Le plan de Satan est incliné. On y glisse confortablement vers la mort. Trop facile de choisir des morts vivants à secourir, d'autant qu'on ne les secoure de rien, on peut au maximum alléger leurs souffrances mais si c'est pour leur faire perdre la vie éternelle, quelle aide est-ce donc ? Qu'ils souffrent avant d'atteindre le ciel, notre seigneur l'a bien enduré, lui, alors même que le ciel non seulement l'attendait mais l'avait envoyé. Non qu'il nous ait incités à souffrir, ni à faire souffrir, simplement il y a mieux à faire que de soulager ses souffrances physiques ou celles d'autrui: il y a les souffrances spirituelles, qu'on peut réduire à l'éloignement de la vérité. Et là je suis coupable, tantine, car je n'ai pas osé te le dire.

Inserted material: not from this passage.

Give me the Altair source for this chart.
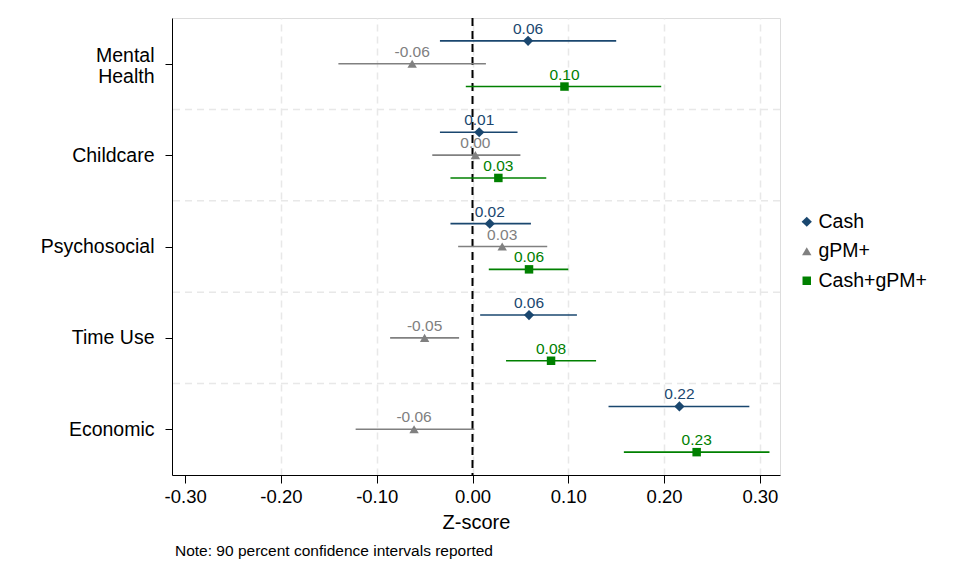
import json
import altair as alt
import pandas as pd

# Outcome families, top to bottom
categories = ["Mental Health", "Childcare", "Psychosocial", "Time Use", "Economic"]
category_lines = [["Mental", "Health"], ["Childcare"], ["Psychosocial"], ["Time Use"], ["Economic"]]

# Treatment arms
arms = ["Cash", "gPM+", "Cash+gPM+"]
arm_colors = ["#1a476f", "#808080", "#008000"]
arm_shapes = ["diamond", "triangle-up", "square"]
arm_sizes = [105, 72, 66]
arm_offsets = [-0.25, 0.0, 0.25]

# Point estimates (standardised effects) and 90% confidence bounds
cash_est = [0.058, 0.007, 0.018, 0.059, 0.216]
cash_lo = [-0.034, -0.034, -0.023, 0.008, 0.142]
cash_hi = [0.150, 0.047, 0.061, 0.109, 0.289]

gpm_est = [-0.063, 0.003, 0.031, -0.050, -0.061]
gpm_lo = [-0.140, -0.042, -0.015, -0.086, -0.122]
gpm_hi = [0.014, 0.050, 0.078, -0.014, 0.002]

combo_est = [0.096, 0.027, 0.059, 0.082, 0.234]
combo_lo = [-0.007, -0.023, 0.017, 0.035, 0.158]
combo_hi = [0.197, 0.077, 0.100, 0.129, 0.310]

x_ticks = [-0.3, -0.2, -0.1, 0.0, 0.1, 0.2, 0.3]
note_text = "Note: 90 percent confidence intervals reported"

series = [
    (cash_est, cash_lo, cash_hi),
    (gpm_est, gpm_lo, gpm_hi),
    (combo_est, combo_lo, combo_hi),
]
rows = []
for arm, off, (est, lo, hi) in zip(arms, arm_offsets, series):
    for i, cat in enumerate(categories):
        rows.append({"arm": arm, "cat": cat, "pos": i + off,
                     "est": est[i], "lo": lo[i], "hi": hi[i]})
df = pd.DataFrame(rows)

# Horizontal separators between outcome bands
boundaries = pd.DataFrame({"b": [i + 0.5 for i in range(len(categories) - 1)]})

FONT = "Liberation Sans"

x_scale = alt.Scale(domain=[-0.3137, 0.321], nice=False, zero=False)
y_scale = alt.Scale(domain=[-0.5, len(categories) - 0.5], reverse=True, nice=False, zero=False)

color_enc = alt.Color(
    "arm:N",
    scale=alt.Scale(domain=arms, range=arm_colors),
    legend=alt.Legend(
        title=None, orient="none", legendX=625, legendY=194,
        labelFontSize=19.5, labelFont=FONT, labelColor="black",
        symbolSize=80, symbolStrokeWidth=0, rowPadding=8.5,
        labelOffset=2, padding=0,
    ),
)
shape_enc = alt.Shape("arm:N", scale=alt.Scale(domain=arms, range=arm_shapes))
size_enc = alt.Size("arm:N", scale=alt.Scale(domain=arms, range=arm_sizes), legend=None)

x_axis = alt.Axis(
    values=x_ticks, format=".2f",
    labelExpr="replace(datum.label, '\u2212', '-')",
    title="Z-score", titleFontSize=20, titleFont=FONT, titleFontWeight="normal",
    titleColor="black", titlePadding=7,
    labelFontSize=18.5, labelFont=FONT, labelColor="black", labelPadding=4,
    tickSize=8, tickColor="black", domainColor="black",
    grid=True, gridColor="#e8e8e8", gridDash=[7, 5], gridWidth=1.5,
    gridOpacity=alt.condition("datum.value < -0.25", alt.value(0), alt.value(1)),
)
y_axis = alt.Axis(
    values=list(range(len(categories))),
    labelExpr=json.dumps(category_lines) + "[datum.value]",
    title=None, labelFontSize=19.5, labelFont=FONT, labelColor="black",
    labelLineHeight=21, labelPadding=11,
    labelOffset=alt.condition("datum.value == 0", alt.value(-8), alt.value(0)),
    tickSize=7, tickColor="black", domainColor="black", grid=False,
)

base = alt.Chart(df)

band_lines = alt.Chart(boundaries).mark_rule(
    color="#e8e8e8", strokeDash=[7, 5], strokeWidth=1.5
).encode(y=alt.Y("b:Q", scale=y_scale, axis=y_axis))

zero_line = alt.Chart(pd.DataFrame({"z": [0.0]})).mark_rule(
    color="black", strokeDash=[8, 5], strokeWidth=2
).encode(x=alt.X("z:Q", scale=x_scale, axis=x_axis))

bars = base.mark_rule(strokeWidth=1.6).encode(
    x=alt.X("lo:Q", scale=x_scale, axis=x_axis),
    x2="hi:Q",
    y=alt.Y("pos:Q", scale=y_scale, axis=y_axis),
    color=color_enc,
)

points = base.mark_point(filled=True, opacity=1).encode(
    x=alt.X("est:Q", scale=x_scale, axis=x_axis),
    y=alt.Y("pos:Q", scale=y_scale, axis=y_axis),
    color=color_enc,
    shape=shape_enc,
    size=size_enc,
)

labels = base.transform_calculate(
    lbl="replace(format(datum.est, '.2f'), '\u2212', '-')"
).mark_text(dy=-12, fontSize=15.5, font=FONT).encode(
    x=alt.X("est:Q", scale=x_scale, axis=x_axis),
    y=alt.Y("pos:Q", scale=y_scale, axis=y_axis),
    text="lbl:N",
    color=alt.Color("arm:N", scale=alt.Scale(domain=arms, range=arm_colors), legend=None),
)

note = alt.Chart(pd.DataFrame({"note": [note_text]})).mark_text(
    align="left", baseline="middle", fontSize=15.5, font=FONT, color="black"
).encode(x=alt.value(3), y=alt.value(533), text="note:N")

chart = alt.layer(band_lines, zero_line, bars, points, labels, note).properties(
    width=608, height=457,
    autosize=alt.AutoSizeParams(type="none"),
    padding={"left": 172, "top": 18, "right": 195, "bottom": 110},
).configure_view(stroke=None).configure(background="white")

chart.save("out.html", embed_options={"renderer": "svg", "actions": False})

Faut dire aussi que je l'ai toujours craint cette tante, son côté fervente catho, prof de math qui plus est, bref, pas facile d'accès pour un fils du peuple aussi anticlérical que rébarbatif aux maths. Mais à présent je me rends compte du danger que présente pour le plan divin ce genre de femme. Elle m'a conduit à la faute la tantine. Je me suis sauvé de chez elle, la laissant à ses polypes dévoreurs qui l'empêchent de manger et donc de partager ses repas. Elle m'a laissé partir de nuit sur la route à des milliers de km de chez moi en m'offrant pour tout viatique un verre d'eau et une vague promesse de canapé mais à condition que j'aille me nourrir ailleurs. J'ai préféré dormir dans la forêt, on était pas encore en hiver et sa campagne est aussi celle qui m'a vu naître.

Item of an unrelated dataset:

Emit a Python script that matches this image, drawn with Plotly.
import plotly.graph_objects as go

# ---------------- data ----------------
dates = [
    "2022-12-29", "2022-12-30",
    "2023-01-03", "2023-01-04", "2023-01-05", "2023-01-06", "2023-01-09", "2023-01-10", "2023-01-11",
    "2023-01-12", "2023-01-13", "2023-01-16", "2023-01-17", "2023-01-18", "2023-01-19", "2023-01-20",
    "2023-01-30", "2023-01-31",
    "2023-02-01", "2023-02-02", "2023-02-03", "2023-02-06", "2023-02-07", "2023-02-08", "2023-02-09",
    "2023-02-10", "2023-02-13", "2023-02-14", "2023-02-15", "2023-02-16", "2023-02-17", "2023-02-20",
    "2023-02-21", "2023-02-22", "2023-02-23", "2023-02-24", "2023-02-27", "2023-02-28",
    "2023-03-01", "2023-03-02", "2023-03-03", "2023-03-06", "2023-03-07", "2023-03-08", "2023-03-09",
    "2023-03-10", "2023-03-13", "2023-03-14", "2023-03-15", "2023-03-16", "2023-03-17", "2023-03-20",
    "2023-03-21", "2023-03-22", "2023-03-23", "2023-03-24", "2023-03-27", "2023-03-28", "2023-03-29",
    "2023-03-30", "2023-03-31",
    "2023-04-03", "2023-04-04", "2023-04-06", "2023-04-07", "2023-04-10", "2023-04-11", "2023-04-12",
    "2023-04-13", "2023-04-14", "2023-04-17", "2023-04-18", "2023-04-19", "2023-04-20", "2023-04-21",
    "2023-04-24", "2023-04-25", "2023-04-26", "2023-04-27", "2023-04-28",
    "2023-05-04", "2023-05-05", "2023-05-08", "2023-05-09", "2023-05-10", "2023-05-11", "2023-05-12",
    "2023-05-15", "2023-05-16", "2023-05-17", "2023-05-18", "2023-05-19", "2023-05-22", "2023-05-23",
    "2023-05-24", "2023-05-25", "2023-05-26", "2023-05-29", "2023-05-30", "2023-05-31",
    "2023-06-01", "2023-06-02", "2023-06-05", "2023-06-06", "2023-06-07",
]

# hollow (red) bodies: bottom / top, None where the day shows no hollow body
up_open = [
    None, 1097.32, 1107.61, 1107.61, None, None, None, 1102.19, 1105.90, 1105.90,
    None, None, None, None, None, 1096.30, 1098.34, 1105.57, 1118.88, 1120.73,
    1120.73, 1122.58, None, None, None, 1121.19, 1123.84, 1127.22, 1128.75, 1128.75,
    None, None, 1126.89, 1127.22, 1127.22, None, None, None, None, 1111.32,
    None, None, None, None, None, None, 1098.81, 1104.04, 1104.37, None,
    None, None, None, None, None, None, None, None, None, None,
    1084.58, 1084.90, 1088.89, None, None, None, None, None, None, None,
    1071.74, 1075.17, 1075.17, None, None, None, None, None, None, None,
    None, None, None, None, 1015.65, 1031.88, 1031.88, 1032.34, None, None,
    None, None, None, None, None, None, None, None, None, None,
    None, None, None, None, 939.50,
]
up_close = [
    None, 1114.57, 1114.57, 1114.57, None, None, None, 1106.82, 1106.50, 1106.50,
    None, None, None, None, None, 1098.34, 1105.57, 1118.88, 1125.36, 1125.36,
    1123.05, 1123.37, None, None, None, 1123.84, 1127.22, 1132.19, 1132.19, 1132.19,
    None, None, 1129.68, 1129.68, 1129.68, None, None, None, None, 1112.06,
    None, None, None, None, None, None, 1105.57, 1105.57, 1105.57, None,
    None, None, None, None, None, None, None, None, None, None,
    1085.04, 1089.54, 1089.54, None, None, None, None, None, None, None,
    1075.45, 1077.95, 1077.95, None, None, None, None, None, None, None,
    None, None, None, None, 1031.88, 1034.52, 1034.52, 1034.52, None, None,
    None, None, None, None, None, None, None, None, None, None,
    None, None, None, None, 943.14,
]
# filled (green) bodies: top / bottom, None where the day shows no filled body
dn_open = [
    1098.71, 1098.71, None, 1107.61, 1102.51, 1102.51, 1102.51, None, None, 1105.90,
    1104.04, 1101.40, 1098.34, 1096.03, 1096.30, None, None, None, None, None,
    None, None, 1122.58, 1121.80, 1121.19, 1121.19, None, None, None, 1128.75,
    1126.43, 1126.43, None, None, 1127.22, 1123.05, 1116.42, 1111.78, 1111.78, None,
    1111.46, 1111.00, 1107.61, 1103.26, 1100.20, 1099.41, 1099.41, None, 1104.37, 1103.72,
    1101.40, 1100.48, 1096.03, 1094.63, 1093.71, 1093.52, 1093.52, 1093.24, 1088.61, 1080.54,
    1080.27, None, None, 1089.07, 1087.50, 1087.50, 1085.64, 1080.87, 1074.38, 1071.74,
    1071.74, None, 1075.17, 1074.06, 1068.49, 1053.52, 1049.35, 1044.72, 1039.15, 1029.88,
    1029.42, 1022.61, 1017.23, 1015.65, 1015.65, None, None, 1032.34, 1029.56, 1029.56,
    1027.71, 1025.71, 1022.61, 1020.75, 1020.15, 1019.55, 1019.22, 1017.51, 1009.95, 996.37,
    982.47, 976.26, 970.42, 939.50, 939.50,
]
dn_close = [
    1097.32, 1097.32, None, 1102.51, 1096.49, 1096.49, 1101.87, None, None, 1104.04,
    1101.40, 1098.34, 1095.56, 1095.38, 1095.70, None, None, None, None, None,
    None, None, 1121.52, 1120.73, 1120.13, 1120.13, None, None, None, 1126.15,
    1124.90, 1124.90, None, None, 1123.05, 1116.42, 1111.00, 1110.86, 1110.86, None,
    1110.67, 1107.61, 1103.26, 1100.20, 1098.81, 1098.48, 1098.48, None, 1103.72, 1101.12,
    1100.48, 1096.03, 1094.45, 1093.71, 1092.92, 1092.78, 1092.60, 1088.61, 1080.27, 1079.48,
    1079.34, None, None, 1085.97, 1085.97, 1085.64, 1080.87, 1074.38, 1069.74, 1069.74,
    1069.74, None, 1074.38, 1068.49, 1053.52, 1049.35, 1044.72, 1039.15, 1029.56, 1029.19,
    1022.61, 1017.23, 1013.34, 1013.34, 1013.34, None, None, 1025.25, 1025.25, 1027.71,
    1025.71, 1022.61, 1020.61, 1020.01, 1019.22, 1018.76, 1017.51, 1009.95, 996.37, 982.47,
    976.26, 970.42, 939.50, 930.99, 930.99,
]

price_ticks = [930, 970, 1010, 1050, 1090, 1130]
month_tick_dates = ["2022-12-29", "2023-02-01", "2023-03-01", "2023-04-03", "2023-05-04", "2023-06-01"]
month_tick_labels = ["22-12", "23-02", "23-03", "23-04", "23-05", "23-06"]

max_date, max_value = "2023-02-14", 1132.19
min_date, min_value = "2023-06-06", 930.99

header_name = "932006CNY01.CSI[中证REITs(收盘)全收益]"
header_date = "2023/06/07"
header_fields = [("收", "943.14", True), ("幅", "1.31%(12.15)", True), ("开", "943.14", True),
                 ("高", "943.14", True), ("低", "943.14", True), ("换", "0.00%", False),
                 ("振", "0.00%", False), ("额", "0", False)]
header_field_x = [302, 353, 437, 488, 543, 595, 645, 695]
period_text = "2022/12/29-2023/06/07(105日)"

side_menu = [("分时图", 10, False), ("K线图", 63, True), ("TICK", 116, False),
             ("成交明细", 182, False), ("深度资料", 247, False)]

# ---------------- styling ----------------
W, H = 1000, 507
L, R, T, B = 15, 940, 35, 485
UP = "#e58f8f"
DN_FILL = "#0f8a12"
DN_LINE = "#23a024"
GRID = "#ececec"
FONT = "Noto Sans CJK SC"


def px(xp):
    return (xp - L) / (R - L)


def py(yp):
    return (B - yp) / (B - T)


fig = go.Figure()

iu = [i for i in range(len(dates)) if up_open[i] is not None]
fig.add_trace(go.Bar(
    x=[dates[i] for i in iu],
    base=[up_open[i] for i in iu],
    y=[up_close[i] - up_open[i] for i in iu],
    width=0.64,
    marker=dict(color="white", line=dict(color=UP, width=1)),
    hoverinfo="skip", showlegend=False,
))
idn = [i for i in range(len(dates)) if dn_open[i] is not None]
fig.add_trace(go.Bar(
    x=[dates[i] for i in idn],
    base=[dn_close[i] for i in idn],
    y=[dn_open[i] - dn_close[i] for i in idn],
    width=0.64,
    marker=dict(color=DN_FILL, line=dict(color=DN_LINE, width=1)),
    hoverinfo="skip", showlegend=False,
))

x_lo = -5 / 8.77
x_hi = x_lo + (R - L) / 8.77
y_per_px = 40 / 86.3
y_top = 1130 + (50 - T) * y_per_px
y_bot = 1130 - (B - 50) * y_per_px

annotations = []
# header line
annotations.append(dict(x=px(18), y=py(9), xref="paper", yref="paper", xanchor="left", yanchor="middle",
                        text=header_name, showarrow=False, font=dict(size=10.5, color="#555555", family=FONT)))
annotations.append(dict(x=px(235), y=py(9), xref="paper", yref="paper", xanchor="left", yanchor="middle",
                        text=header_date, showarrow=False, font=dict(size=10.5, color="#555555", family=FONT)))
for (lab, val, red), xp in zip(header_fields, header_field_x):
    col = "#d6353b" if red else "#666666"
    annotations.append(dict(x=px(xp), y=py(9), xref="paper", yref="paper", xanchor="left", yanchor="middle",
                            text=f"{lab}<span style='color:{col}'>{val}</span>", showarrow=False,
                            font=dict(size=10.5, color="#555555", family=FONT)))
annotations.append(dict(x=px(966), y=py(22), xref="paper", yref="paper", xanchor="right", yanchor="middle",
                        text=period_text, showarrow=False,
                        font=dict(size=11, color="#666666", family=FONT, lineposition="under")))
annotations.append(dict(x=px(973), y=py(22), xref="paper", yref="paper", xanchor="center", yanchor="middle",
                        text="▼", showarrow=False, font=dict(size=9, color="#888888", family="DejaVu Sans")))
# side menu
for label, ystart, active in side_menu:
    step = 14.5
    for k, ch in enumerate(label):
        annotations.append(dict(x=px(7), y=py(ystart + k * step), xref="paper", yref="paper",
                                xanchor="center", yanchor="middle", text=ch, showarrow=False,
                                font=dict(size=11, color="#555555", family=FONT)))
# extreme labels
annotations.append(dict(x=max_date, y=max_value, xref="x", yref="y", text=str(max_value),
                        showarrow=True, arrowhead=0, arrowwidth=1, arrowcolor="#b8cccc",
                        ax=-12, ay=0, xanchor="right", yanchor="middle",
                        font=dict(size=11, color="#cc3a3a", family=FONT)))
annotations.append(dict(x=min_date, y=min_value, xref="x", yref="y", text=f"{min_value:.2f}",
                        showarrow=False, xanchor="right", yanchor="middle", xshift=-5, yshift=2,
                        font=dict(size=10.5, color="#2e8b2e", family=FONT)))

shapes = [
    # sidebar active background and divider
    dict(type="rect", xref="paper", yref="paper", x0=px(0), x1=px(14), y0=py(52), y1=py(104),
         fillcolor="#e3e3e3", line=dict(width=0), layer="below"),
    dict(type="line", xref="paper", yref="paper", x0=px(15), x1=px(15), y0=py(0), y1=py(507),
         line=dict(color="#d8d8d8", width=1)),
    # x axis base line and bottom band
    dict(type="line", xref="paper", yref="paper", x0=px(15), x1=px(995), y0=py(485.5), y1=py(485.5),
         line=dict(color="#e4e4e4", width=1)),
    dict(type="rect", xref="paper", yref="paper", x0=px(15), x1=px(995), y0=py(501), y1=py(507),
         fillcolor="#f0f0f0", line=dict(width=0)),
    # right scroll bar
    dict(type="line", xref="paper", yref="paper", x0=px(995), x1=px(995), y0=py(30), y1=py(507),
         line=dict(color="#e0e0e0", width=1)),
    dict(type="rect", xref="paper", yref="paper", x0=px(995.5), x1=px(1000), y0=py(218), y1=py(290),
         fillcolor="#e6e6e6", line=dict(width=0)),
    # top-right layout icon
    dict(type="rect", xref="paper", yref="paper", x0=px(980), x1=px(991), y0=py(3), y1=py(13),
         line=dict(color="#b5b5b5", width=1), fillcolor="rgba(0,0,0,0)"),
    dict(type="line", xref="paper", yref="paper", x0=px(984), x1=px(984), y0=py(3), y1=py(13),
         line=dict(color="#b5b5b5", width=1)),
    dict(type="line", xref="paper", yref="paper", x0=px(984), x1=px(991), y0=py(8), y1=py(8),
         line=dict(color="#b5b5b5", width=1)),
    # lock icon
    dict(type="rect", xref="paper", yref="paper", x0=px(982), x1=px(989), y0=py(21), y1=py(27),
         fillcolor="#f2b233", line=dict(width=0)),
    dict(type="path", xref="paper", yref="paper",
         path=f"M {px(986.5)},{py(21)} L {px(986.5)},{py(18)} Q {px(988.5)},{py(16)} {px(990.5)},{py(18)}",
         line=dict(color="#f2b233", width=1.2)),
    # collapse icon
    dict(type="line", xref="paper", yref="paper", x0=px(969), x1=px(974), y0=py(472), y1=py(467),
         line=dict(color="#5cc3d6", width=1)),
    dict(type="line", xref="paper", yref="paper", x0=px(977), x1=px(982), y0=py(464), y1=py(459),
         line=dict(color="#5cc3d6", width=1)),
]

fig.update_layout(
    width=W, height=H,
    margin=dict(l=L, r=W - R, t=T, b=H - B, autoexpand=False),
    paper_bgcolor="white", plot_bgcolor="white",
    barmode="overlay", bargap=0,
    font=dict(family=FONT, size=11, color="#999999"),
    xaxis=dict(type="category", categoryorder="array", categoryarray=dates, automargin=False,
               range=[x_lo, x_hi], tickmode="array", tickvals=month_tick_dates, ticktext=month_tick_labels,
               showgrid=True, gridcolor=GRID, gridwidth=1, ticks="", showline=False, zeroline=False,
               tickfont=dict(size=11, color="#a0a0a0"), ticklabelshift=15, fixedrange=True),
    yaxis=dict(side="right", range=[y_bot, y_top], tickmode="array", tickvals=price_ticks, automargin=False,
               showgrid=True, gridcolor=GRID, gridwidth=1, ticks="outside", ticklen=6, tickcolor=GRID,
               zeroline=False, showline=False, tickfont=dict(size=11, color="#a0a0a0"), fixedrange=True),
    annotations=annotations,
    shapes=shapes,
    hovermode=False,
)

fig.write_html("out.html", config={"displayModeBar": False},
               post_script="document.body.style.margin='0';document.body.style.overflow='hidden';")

J'ai donc échoué à sauver mon vieux, ma tante, mon frère et ma sœur au cours de ce voyage, sans parler de mon beau-frère et de son amant homo. En revanche j'ai été accueilli par le dernier des hérauts chrétien, aussi pur que l'esprit de Shakespeare et dont la parole est aussi tranchante que le glaive du Christ, qu'il imite avec la douceur et la précision véritable requise par le ciel. M'étendrai pas trop car la publicité ne sied pas à ceci. Mais j'ai passé deux semaines dans un autre monde, un avant goût de ce qui attend les fidèles de la vérité. Et je ne vous dis que ça, il y aura des putains de grincements de dents chez les impies quand la vérité leur apparaîtra, cette vérité qui est la récompense de ceux qui sont prêt à donner leur vie terrestre en échange. J'ai depuis secoué la poussière de mes sandales en relisant cette parole de Christ :
Car, quiconque fait la volonté de mon Père qui est dans les cieux, celui-là est mon frère, et ma soeur, et ma mère.
Mathieu 12- 50.
Sur mon chemin de Damas je pense souvent à ces quinze jours qui m'ont été donnés en consolation de mon échec au pays natal. Et en vérité, ceux qui essayent vraiment de faire la volonté du ciel sont si peu nombreux désormais que j'aurais bien du tort à me plaindre alors que j'en connais au moins un parmi les derniers si ce n'est le dernier des…
- Allez qu'on envoie l'Apocalypse, pour ma pomme c'est plié.